Stated exercise: Restate each line word for word. Leave out every picture.

________

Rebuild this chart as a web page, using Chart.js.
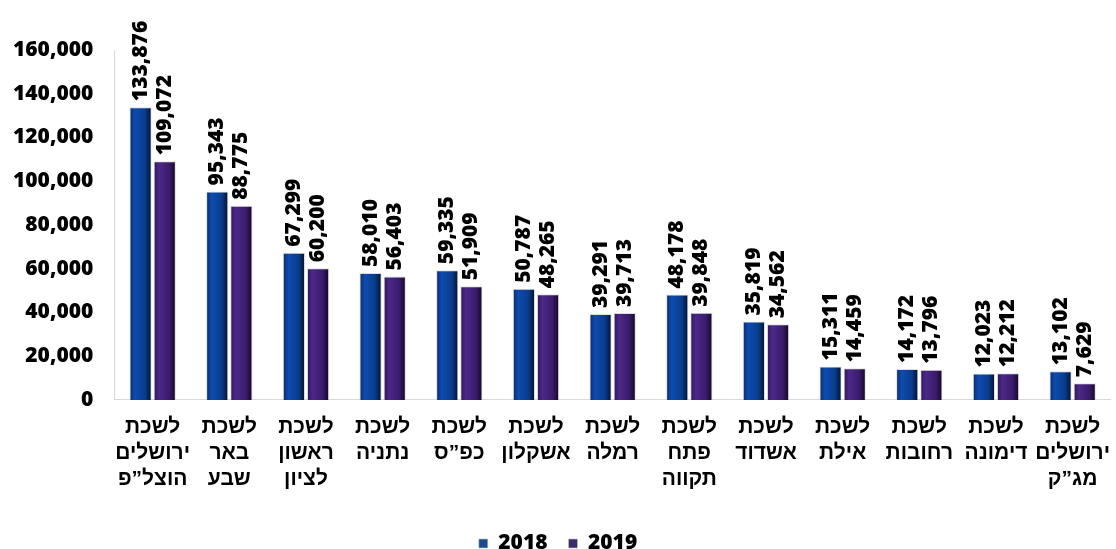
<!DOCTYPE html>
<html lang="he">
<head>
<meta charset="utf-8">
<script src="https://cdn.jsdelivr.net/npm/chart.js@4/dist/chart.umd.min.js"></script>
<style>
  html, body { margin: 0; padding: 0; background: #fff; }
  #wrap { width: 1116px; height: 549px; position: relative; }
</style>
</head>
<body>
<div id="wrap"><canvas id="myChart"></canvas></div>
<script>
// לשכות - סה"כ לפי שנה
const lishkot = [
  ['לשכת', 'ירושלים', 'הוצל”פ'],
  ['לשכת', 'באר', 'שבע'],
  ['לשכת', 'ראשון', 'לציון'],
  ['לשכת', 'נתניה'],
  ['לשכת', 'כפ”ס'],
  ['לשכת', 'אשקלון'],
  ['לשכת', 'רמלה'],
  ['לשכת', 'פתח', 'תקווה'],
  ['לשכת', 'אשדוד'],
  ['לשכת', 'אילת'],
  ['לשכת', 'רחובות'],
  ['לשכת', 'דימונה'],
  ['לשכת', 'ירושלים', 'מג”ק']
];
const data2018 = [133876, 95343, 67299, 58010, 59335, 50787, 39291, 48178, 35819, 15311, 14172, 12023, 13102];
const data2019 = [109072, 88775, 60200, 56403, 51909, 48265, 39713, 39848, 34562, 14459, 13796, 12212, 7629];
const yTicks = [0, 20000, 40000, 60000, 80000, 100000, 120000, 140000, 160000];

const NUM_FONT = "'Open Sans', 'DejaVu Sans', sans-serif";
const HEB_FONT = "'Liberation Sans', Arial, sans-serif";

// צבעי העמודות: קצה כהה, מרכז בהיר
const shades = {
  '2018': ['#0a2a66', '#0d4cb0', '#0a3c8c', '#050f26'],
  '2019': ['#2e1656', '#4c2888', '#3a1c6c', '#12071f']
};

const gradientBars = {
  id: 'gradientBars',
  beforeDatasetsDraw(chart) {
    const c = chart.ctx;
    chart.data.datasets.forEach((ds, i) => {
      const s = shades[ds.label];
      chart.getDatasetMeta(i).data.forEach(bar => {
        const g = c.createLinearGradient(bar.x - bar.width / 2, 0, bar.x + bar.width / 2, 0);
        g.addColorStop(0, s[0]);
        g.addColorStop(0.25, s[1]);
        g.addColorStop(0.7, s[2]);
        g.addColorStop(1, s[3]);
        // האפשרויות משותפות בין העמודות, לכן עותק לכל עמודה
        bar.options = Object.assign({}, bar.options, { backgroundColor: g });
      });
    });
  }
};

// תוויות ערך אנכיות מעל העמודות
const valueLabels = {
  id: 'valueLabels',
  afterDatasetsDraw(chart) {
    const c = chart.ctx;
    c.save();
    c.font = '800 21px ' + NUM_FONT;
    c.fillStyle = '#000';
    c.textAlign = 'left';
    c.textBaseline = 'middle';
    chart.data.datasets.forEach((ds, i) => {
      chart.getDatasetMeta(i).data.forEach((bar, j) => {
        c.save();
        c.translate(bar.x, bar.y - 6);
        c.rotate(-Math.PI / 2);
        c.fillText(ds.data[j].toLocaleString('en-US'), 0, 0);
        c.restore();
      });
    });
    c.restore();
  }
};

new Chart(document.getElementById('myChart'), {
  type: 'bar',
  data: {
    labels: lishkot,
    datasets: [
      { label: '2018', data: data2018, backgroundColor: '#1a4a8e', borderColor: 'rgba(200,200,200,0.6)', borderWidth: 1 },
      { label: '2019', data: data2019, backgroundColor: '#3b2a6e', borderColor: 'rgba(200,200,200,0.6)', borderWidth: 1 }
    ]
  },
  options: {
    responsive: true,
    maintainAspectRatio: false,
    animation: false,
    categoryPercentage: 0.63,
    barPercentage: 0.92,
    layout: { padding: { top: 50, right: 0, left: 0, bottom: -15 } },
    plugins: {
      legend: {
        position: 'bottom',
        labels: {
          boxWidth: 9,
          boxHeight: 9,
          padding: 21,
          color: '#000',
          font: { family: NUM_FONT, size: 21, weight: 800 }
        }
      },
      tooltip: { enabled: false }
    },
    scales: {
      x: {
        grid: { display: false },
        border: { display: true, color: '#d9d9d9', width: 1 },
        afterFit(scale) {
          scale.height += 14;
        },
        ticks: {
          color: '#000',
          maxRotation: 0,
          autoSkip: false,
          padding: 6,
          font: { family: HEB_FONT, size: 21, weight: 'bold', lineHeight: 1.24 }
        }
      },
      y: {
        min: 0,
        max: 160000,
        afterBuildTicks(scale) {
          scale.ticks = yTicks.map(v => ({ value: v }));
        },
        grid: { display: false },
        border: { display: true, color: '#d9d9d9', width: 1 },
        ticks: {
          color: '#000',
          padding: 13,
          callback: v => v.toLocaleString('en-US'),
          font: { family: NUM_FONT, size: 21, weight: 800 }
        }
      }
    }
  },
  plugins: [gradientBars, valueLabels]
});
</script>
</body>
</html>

________

Correct answer:
Rebuild this chart as a web page, using Chart.js.
<!DOCTYPE html>
<html lang="he">
<head>
<meta charset="utf-8">
<script src="https://cdn.jsdelivr.net/npm/chart.js@4/dist/chart.umd.min.js"></script>
<style>
  html, body { margin: 0; padding: 0; background: #fff; }
  #wrap { width: 1116px; height: 549px; position: relative; }
</style>
</head>
<body>
<div id="wrap"><canvas id="myChart"></canvas></div>
<script>
// לשכות - סה"כ לפי שנה
const lishkot = [
  ['לשכת', 'ירושלים', 'הוצל”פ'],
  ['לשכת', 'באר', 'שבע'],
  ['לשכת', 'ראשון', 'לציון'],
  ['לשכת', 'נתניה'],
  ['לשכת', 'כפ”ס'],
  ['לשכת', 'אשקלון'],
  ['לשכת', 'רמלה'],
  ['לשכת', 'פתח', 'תקווה'],
  ['לשכת', 'אשדוד'],
  ['לשכת', 'אילת'],
  ['לשכת', 'רחובות'],
  ['לשכת', 'דימונה'],
  ['לשכת', 'ירושלים', 'מג”ק']
];
const data2018 = [133876, 95343, 67299, 58010, 59335, 50787, 39291, 48178, 35819, 15311, 14172, 12023, 13102];
const data2019 = [109072, 88775, 60200, 56403, 51909, 48265, 39713, 39848, 34562, 14459, 13796, 12212, 7629];
const yTicks = [0, 20000, 40000, 60000, 80000, 100000, 120000, 140000, 160000];

const NUM_FONT = "'Open Sans', 'DejaVu Sans', sans-serif";
const HEB_FONT = "'Liberation Sans', Arial, sans-serif";

// צבעי העמודות: קצה כהה, מרכז בהיר
const shades = {
  '2018': ['#0a2a66', '#0d4cb0', '#0a3c8c', '#050f26'],
  '2019': ['#2e1656', '#4c2888', '#3a1c6c', '#12071f']
};

const gradientBars = {
  id: 'gradientBars',
  beforeDatasetsDraw(chart) {
    const c = chart.ctx;
    chart.data.datasets.forEach((ds, i) => {
      const s = shades[ds.label];
      chart.getDatasetMeta(i).data.forEach(bar => {
        const g = c.createLinearGradient(bar.x - bar.width / 2, 0, bar.x + bar.width / 2, 0);
        g.addColorStop(0, s[0]);
        g.addColorStop(0.25, s[1]);
        g.addColorStop(0.7, s[2]);
        g.addColorStop(1, s[3]);
        // האפשרויות משותפות בין העמודות, לכן עותק לכל עמודה
        bar.options = Object.assign({}, bar.options, { backgroundColor: g });
      });
    });
  }
};

// תוויות ערך אנכיות מעל העמודות
const valueLabels = {
  id: 'valueLabels',
  afterDatasetsDraw(chart) {
    const c = chart.ctx;
    c.save();
    c.font = '800 21px ' + NUM_FONT;
    c.fillStyle = '#000';
    c.textAlign = 'left';
    c.textBaseline = 'middle';
    chart.data.datasets.forEach((ds, i) => {
      chart.getDatasetMeta(i).data.forEach((bar, j) => {
        c.save();
        c.translate(bar.x, bar.y - 6);
        c.rotate(-Math.PI / 2);
        c.fillText(ds.data[j].toLocaleString('en-US'), 0, 0);
        c.restore();
      });
    });
    c.restore();
  }
};

new Chart(document.getElementById('myChart'), {
  type: 'bar',
  data: {
    labels: lishkot,
    datasets: [
      { label: '2018', data: data2018, backgroundColor: '#1a4a8e', borderColor: 'rgba(200,200,200,0.6)', borderWidth: 1 },
      { label: '2019', data: data2019, backgroundColor: '#3b2a6e', borderColor: 'rgba(200,200,200,0.6)', borderWidth: 1 }
    ]
  },
  options: {
    responsive: true,
    maintainAspectRatio: false,
    animation: false,
    categoryPercentage: 0.63,
    barPercentage: 0.92,
    layout: { padding: { top: 50, right: 0, left: 0, bottom: -15 } },
    plugins: {
      legend: {
        position: 'bottom',
        labels: {
          boxWidth: 9,
          boxHeight: 9,
          padding: 21,
          color: '#000',
          font: { family: NUM_FONT, size: 21, weight: 800 }
        }
      },
      tooltip: { enabled: false }
    },
    scales: {
      x: {
        grid: { display: false },
        border: { display: true, color: '#d9d9d9', width: 1 },
        afterFit(scale) {
          scale.height += 14;
        },
        ticks: {
          color: '#000',
          maxRotation: 0,
          autoSkip: false,
          padding: 6,
          font: { family: HEB_FONT, size: 21, weight: 'bold', lineHeight: 1.24 }
        }
      },
      y: {
        min: 0,
        max: 160000,
        afterBuildTicks(scale) {
          scale.ticks = yTicks.map(v => ({ value: v }));
        },
        grid: { display: false },
        border: { display: true, color: '#d9d9d9', width: 1 },
        ticks: {
          color: '#000',
          padding: 13,
          callback: v => v.toLocaleString('en-US'),
          font: { family: NUM_FONT, size: 21, weight: 800 }
        }
      }
    }
  },
  plugins: [gradientBars, valueLabels]
});
</script>
</body>
</html>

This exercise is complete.